There are lines that are foregrounded during quiet moments in the mix, which at first embarrass with their candor. “You liked it better when I was on top,” Krug sings on “Yesterday’s Fire.” Only later does it become evident that Krug, while writing in crude entendres, is in literal terms describing himself as a slab of butchered meat. All of this is florid, and even with repeated exposure, that lyric stands out awkwardly. But at the same time, you begin to accept that this is also something of a return to form, a callback to the predator/prey metaphors from “Us Ones in Between;” this is Krug finding new ways to say those things he’d forgotten how to say.
The previous two Moonface records were, to varying degrees, half-hearted, cryptic, and jammy, whereas Heartbreaking Bravery is nothing if not lucid and bulging with heart. “Yesterday’s Fire” is a prime example of this emotionality, opening with a glam Heroes chug before going full Meatloaf one and a half minutes in. There’s a sophistication to the way it plays big and dumb. Close your eyes and you can probably imagine this playing on some other Earth’s VH1 80s programming block, Spencer Krug, black suit, white shirt, sunglasses, the Robert Palmer girls beating along behind him.

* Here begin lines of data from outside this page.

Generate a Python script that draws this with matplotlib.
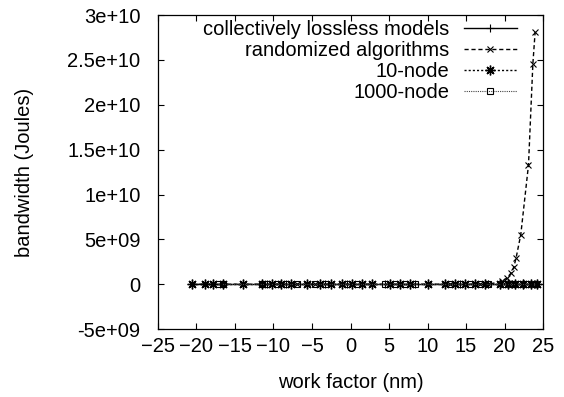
import numpy as np
import matplotlib
matplotlib.use("Agg")
import matplotlib.pyplot as plt
from matplotlib.ticker import FuncFormatter

plt.rcParams['font.family'] = ['Liberation Sans', 'DejaVu Sans']

# ---- data ----
lossless_x = [-20.6, -17.9, -14.0, -10.8, -8.4, -5.7, -3.3, -0.5, 1.5, 4.5,
              6.4, 8.4, 12.3, 14.2, 16.2, 17.9, 19.4, 21.0, 22.5, 24.0]
lossless_y = [0] * len(lossless_x)

random_x = [-20.6, -18.9, -16.6, -14.0, -11.5, -9.0, -6.9, -4.6, -2.5, 0.2,
            2.75, 5.1, 7.7, 10.1, 12.9, 14.9, 16.8, 17.9,
            19.7, 20.3, 20.85, 21.2, 21.5, 22.1, 23.1, 23.67, 23.96]
random_y = [0] * 18 + [3.3e8, 7.0e8, 1.26e9, 1.93e9, 2.98e9, 5.54e9,
                       1.33e10, 2.46e10, 2.81e10]

node10_x = [-20.6, -18.9, -17.9, -16.6, -14.0, -11.5, -10.2, -9.0, -7.7,
            -5.7, -4.0, -2.5, -1.1, 0.2, 1.5, 2.75, 5.1, 6.4, 7.7, 10.1,
            12.3, 13.6, 14.9, 16.2, 17.5, 19.4, 20.4, 21.4, 22.4, 23.4, 24.2]
node10_y = [0] * len(node10_x)

node1000_x = [-17.2, -16.6, -11.5, -10.8, -9.5, -8.4, -6.9, -4.6, -3.3,
              -0.5, 0.8, 4.5, 5.8, 7.1, 8.4, 12.9, 14.2, 15.5, 16.8, 17.9,
              19.9, 20.9, 21.9, 22.9, 23.9]
node1000_y = [0] * len(node1000_x)

ytick_vals = [-5e9, 0, 5e9, 1e10, 1.5e10, 2e10, 2.5e10, 3e10]
ytick_text = ['-5e+09', '0', '5e+09', '1e+10', '1.5e+10', '2e+10', '2.5e+10', '3e+10']
xtick_vals = list(range(-25, 26, 5))

FS = 14.5

fig = plt.figure(figsize=(5.64, 3.97), dpi=100)
ax = fig.add_axes([0.280, 0.171, 0.683, 0.791])

ax.plot(lossless_x, lossless_y, color='black', lw=1.0, ls='-',
        marker='+', ms=6, mew=0.8, label='collectively lossless models')
ax.plot(random_x, random_y, color='black', lw=1.0, ls=(0, (3, 2)),
        marker='x', ms=5, mew=0.8, label='randomized algorithms')
ax.plot(node10_x, node10_y, color='black', lw=1.0, ls=(0, (1.5, 1.5)),
        marker=(8, 2, 0), ms=7, mew=1.0, label='10-node')
ax.plot(node1000_x, node1000_y, color='#444444', lw=0.8, ls=(0, (1, 1)),
        marker='s', ms=5, mew=0.8, mfc='none', mec='black', label='1000-node')

ax.set_xlim(-25, 25)
ax.set_ylim(-5e9, 3e10)
ax.set_xticks(xtick_vals)
ax.set_yticks(ytick_vals)
ax.yaxis.set_major_formatter(FuncFormatter(lambda v, p: ytick_text[ytick_vals.index(v)] if v in ytick_vals else ''))
ax.tick_params(direction='in', length=4.5, width=0.8, top=True, right=True,
               labelsize=FS, colors='black')
ax.tick_params(axis='y', pad=12.5)
ax.tick_params(axis='x', pad=6)
for s in ax.spines.values():
    s.set_linewidth(0.9)

ax.set_xlabel('work factor (nm)', fontsize=FS, labelpad=12)
ax.set_ylabel('bandwidth (Joules)', fontsize=FS, labelpad=24)

leg = ax.legend(loc='upper right', bbox_to_anchor=(0.932, 0.985), frameon=False,
                markerfirst=False, fontsize=FS, handlelength=2.65,
                handletextpad=0.7, labelspacing=0.1, borderaxespad=0.0,
                borderpad=0.0)

fig.savefig('out.png', dpi=100)
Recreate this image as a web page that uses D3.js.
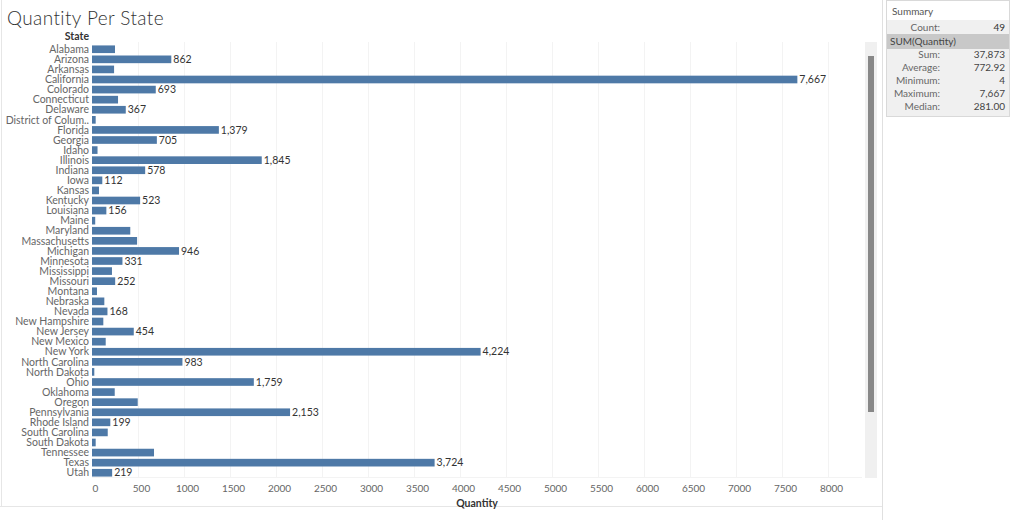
<!DOCTYPE html>
<html>
<head>
<meta charset="utf-8">
<script src="https://cdn.jsdelivr.net/npm/d3@7"></script>
<style>
  body { margin: 0; background: #fff; }
  svg { font-family: Lato, "Open Sans", sans-serif; }
</style>
</head>
<body>
<svg width="1014" height="520"></svg>
<script>
// data
const states = ["Alabama", "Arizona", "Arkansas", "California", "Colorado", "Connecticut", "Delaware",
  "District of Colum..", "Florida", "Georgia", "Idaho", "Illinois", "Indiana", "Iowa", "Kansas",
  "Kentucky", "Louisiana", "Maine", "Maryland", "Massachusetts", "Michigan", "Minnesota",
  "Mississippi", "Missouri", "Montana", "Nebraska", "Nevada", "New Hampshire", "New Jersey",
  "New Mexico", "New York", "North Carolina", "North Dakota", "Ohio", "Oklahoma", "Oregon",
  "Pennsylvania", "Rhode Island", "South Carolina", "South Dakota", "Tennessee", "Texas", "Utah"];
const quantity = [250, 862, 240, 7667, 693, 283, 367,
  40, 1379, 705, 60, 1845, 578, 112, 76,
  523, 156, 35, 416, 490, 946, 331,
  217, 252, 54, 134, 168, 123, 454,
  149, 4224, 983, 25, 1759, 247, 497,
  2153, 199, 171, 40, 674, 3724, 219];
// which bars carry a mark label in the picture
const labelled = ["Arizona", "California", "Colorado", "Delaware", "Florida", "Georgia", "Illinois",
  "Indiana", "Iowa", "Kentucky", "Louisiana", "Michigan", "Minnesota", "Missouri", "Nevada",
  "New Jersey", "New York", "North Carolina", "Ohio", "Pennsylvania", "Rhode Island", "Texas", "Utah"];
const xTicks = d3.range(0, 8001, 500);

const summaryLabels = ["Sum:", "Average:", "Minimum:", "Maximum:", "Median:"];
const summaryValues = ["37,873", "772.92", "4", "7,667", "281.00"];
const summaryCount = 49;

const data = states.map((s, i) => ({ state: s, value: quantity[i] }));

const svg = d3.select("svg");

// frame lines
svg.append("line").attr("x1", 1.5).attr("x2", 1.5).attr("y1", 0).attr("y2", 506).attr("stroke", "#e6e6e6");
svg.append("line").attr("x1", 0).attr("x2", 882).attr("y1", 506.5).attr("y2", 506.5).attr("stroke", "#e6e6e6");
svg.append("line").attr("x1", 882.5).attr("x2", 882.5).attr("y1", 0).attr("y2", 520).attr("stroke", "#e0e0e0");

svg.append("text")
  .attr("x", 7).attr("y", 25)
  .attr("font-size", 19).attr("font-weight", 300)
  .attr("letter-spacing", 0.4)
  .attr("fill", "#333")
  .text("Quantity Per State");

const x = d3.scaleLinear().domain([0, 8000]).range([92, 828]);
const y = d3.scaleBand().domain(states).range([43, 479]).padding(0.24);

// gridlines
svg.append("g").selectAll("line")
  .data(xTicks.slice(1))
  .join("line")
  .attr("x1", d => Math.round(x(d)) + 0.5).attr("x2", d => Math.round(x(d)) + 0.5)
  .attr("y1", 42).attr("y2", 478)
  .attr("stroke", "#f3f3f3");
svg.append("line").attr("x1", 92).attr("x2", 862).attr("y1", 477.5).attr("y2", 477.5).attr("stroke", "#f3f3f3");

// row headers
svg.append("text")
  .attr("x", 89).attr("y", 40)
  .attr("text-anchor", "end")
  .attr("font-size", 10.5).attr("font-weight", 700)
  .attr("fill", "#333")
  .text("State");

svg.append("g").selectAll("text")
  .data(data)
  .join("text")
  .attr("x", 89)
  .attr("y", d => y(d.state) + y.bandwidth() / 2)
  .attr("dy", "0.35em")
  .attr("text-anchor", "end")
  .attr("font-size", 10.5)
  .attr("fill", "#666")
  .text(d => d.state);

// bars
svg.append("g").selectAll("rect")
  .data(data)
  .join("rect")
  .attr("x", x(0))
  .attr("y", d => y(d.state))
  .attr("width", d => x(d.value) - x(0))
  .attr("height", y.bandwidth())
  .attr("fill", "#4e79a7");

svg.append("g").selectAll("text")
  .data(data.filter(d => labelled.includes(d.state)))
  .join("text")
  .attr("x", d => x(d.value) + 2)
  .attr("y", d => y(d.state) + y.bandwidth() / 2)
  .attr("dy", "0.35em")
  .attr("font-size", 10.5)
  .attr("fill", "#333")
  .text(d => d3.format(",")(d.value));

// x axis
const xAxis = svg.append("g")
  .attr("transform", "translate(0,482)")
  .call(d3.axisBottom(x).tickValues(xTicks).tickSize(0).tickFormat(d3.format("d")));
xAxis.select(".domain").remove();
xAxis.selectAll("text")
  .attr("font-family", "Lato, sans-serif")
  .attr("font-size", 10)
  .attr("fill", "#666")
  .attr("dx", 3);

svg.append("text")
  .attr("x", 477).attr("y", 507)
  .attr("text-anchor", "middle")
  .attr("font-size", 10.5).attr("font-weight", 700)
  .attr("fill", "#333")
  .text("Quantity");

// scrollbar
svg.append("rect").attr("x", 865).attr("y", 42).attr("width", 12).attr("height", 436).attr("fill", "#f0f0f0");
svg.append("rect").attr("x", 868).attr("y", 56).attr("width", 6).attr("height", 356).attr("fill", "#888");

// summary card
const card = svg.append("g");
card.append("rect").attr("x", 886.5).attr("y", 0.5).attr("width", 123).attr("height", 116)
  .attr("fill", "#fff").attr("stroke", "#d9d9d9");
card.append("rect").attr("x", 887).attr("y", 20).attr("width", 122).attr("height", 96).attr("fill", "#f0f0f0");
card.append("rect").attr("x", 887).attr("y", 34).attr("width", 122).attr("height", 15).attr("fill", "#c8c8c8");
card.append("text").attr("x", 892).attr("y", 15).attr("font-size", 10).attr("fill", "#555").text("Summary");

card.append("text").attr("x", 940).attr("y", 27.5).attr("dy", "0.35em").attr("text-anchor", "end")
  .attr("font-size", 10).attr("fill", "#666").text("Count:");
card.append("text").attr("x", 1005).attr("y", 27.5).attr("dy", "0.35em").attr("text-anchor", "end")
  .attr("font-size", 10).attr("fill", "#333").text(summaryCount);
card.append("text").attr("x", 890).attr("y", 41.5).attr("dy", "0.35em")
  .attr("font-size", 10).attr("fill", "#444").text("SUM(Quantity)");

card.selectAll(".lab")
  .data(summaryLabels)
  .join("text")
  .attr("x", 940)
  .attr("y", (d, i) => 54.5 + i * 13)
  .attr("dy", "0.35em")
  .attr("text-anchor", "end")
  .attr("font-size", 10).attr("fill", "#666")
  .text(d => d);
card.selectAll(".val")
  .data(summaryValues)
  .join("text")
  .attr("x", 1005)
  .attr("y", (d, i) => 54.5 + i * 13)
  .attr("dy", "0.35em")
  .attr("text-anchor", "end")
  .attr("font-size", 10).attr("fill", "#444")
  .text(d => d);
</script>
</body>
</html>
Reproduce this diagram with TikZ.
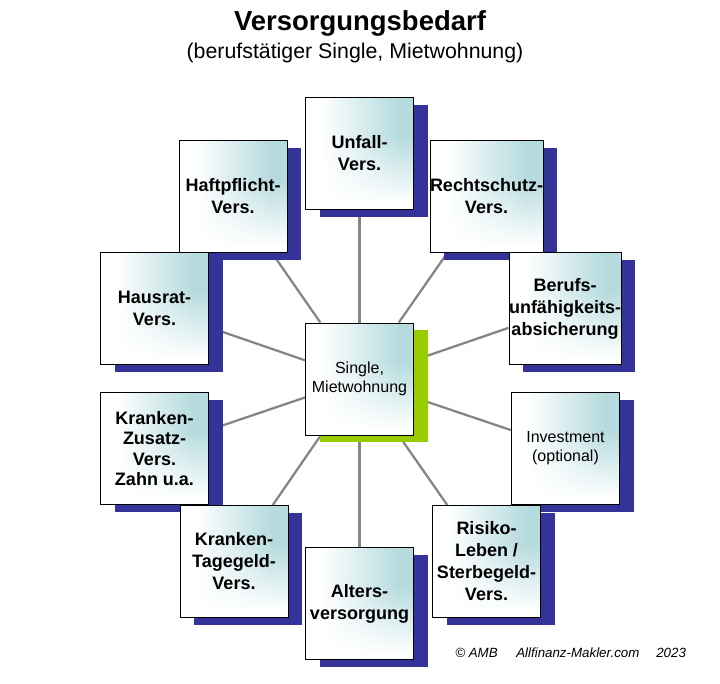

The slick professionalism of Krug’s collaboration with Siinai, a Finnish band on absolutely nobody’s radar, does little to dispel this feeling of anonymous backing support. This is unmistakably Krug’s project, but for once, he not only composes, but also conducts. Even “Headed for the Door,” the longest song on Heartbreaking Bravery, fills its seven and a half minutes with a surplus of ideas, building in intensity, New Romantic percussion beating the song forward, until it breaks into a spoken-word climax that is as goofy as it is spectacular.
Unlike last year’s Organ Music and Not Vibraphone Like I’d Hoped, Heartbreaking Bravery doesn’t sound like a frenzied, hop-headed ramble. These songs are tightly drawn, well-edited. The over-reliance on limited-range instruments, which marred Moonface’s first two records, is utterly abandoned here. These songs are varied yet sequenced perfectly. For a man so obsessed with shit, Krug hasn’t seemed to give any lately. But that’s no longer true.
Heartbreaking Bravery is a return to where Moonface began, on the final Sunset Rubdown EP, Introducing Moonface. The two songs hinted at a future distillation of previous efforts, a reduction and revision of all that came before. “Insane Love is Awakening,” in particular, was a thrilling, sparse rib-fest rocker. It felt connected to past and present in ways Krug’s older material never was. The urge to anarchy and cacophony has subsided, and what remained was a slight, nearly perfect expression of joy and love and total righteousness. Messy as the emotions get here, they come through without subterfuge. Krug is confronting love with open arms, finally ready and eager to move forward. Despite the gratuitous, overripe details of these songs — potent, lurid confessions; broken plates and bloody lips — Heartbreaking Bravery is a peaceful, centered work. This is possibly the least difficult record Krug has put his name to, a record erstwhile collaborator and fellow countryman Carey Mercer could never make. By no small feat does it rival the first two Wolf Parade albums in terms of adherence to pop conventions. And at this point in time, after several trying, disappointing years, you really shouldn’t take that as anything but a compliment.